Support or framework plays a crucial role in all four works in this show. Utilitarian objects push and pull, twist and reconfigure, and are placed in a delicate balance upon/against/beside supports. It is the starting point for this viewer, and I would guess for the artist as well. Placed opposite from each other, the four works divide into two pairs, and begin an intersecting conversation about form and balance, expectation and surprise.
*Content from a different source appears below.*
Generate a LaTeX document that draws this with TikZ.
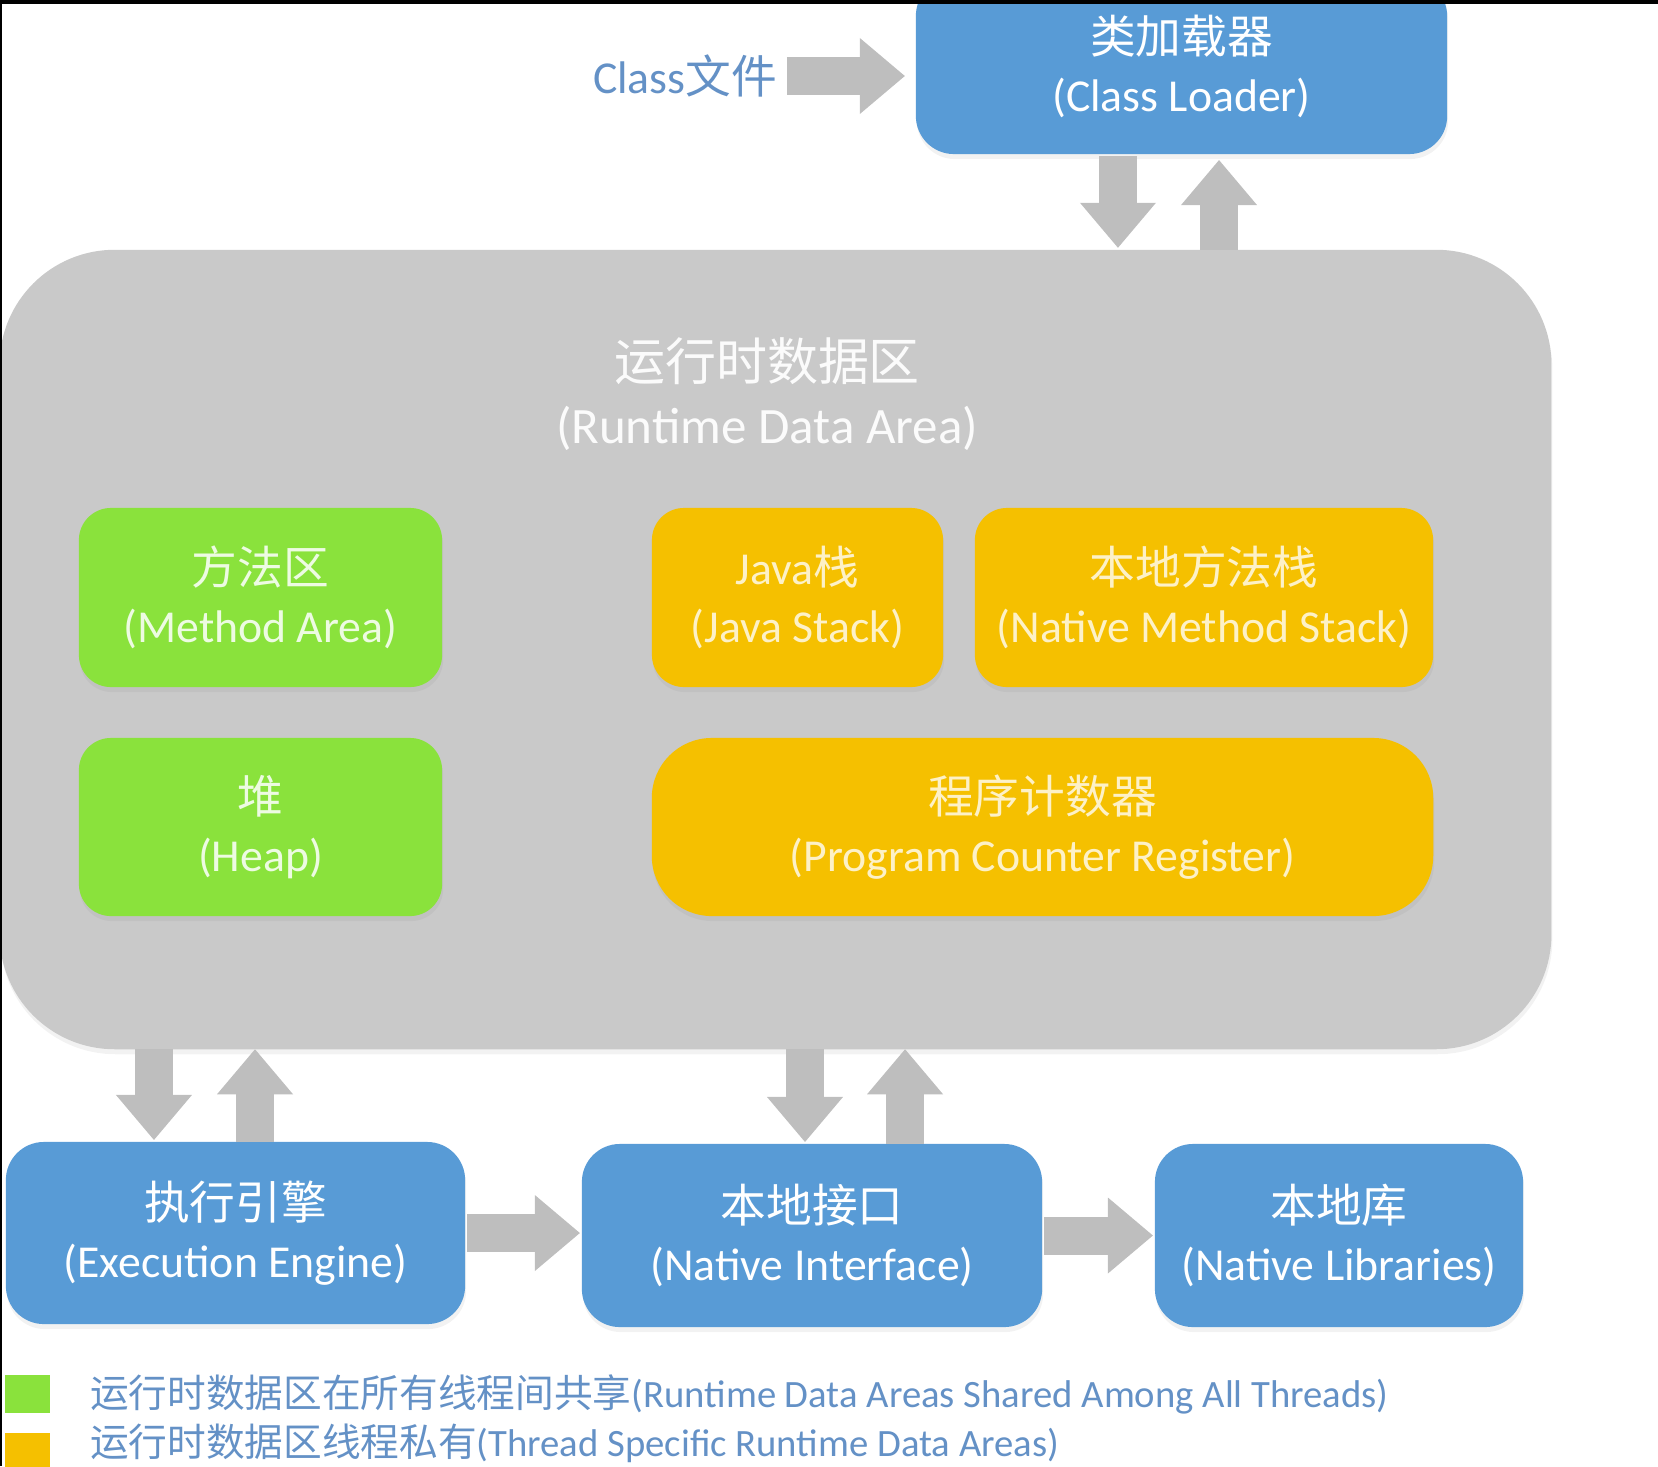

Holding Still and Love (Soft Pink) have a deceptively simple elegance that echoes their poetic titles. Here we have the support and the supported, two nests of resin sitting atop their posts. Holding Still captures a moment of frayed fragmentation, and sits on a tripod built to chart, document or survey. The beauty of the wood and metal finish of this object is in contrast to the six by six post of Love (Soft Pink). Laskarin has whittled this lumber down (or should I say up?) to a slight taper, with a mottled accuracy that I particularly enjoyed. The surface of the placed resin nest on top plays nicely in the light, and changes as I move around it. These are subdued voices, yet the interchange between the two pieces can still be heard even when they are challenged by the more raucous exchange created by the remaining two works.
I have to admit to a certain relief in the realization that Packing The Fleece And Trapping Owls and Holds One Feed shared the same number of parts (five), more a reflection of my needs as a viewer than a compositional necessity. Nonetheless it allowed me to move back and forth between the two in a game of visual tag, or call and response.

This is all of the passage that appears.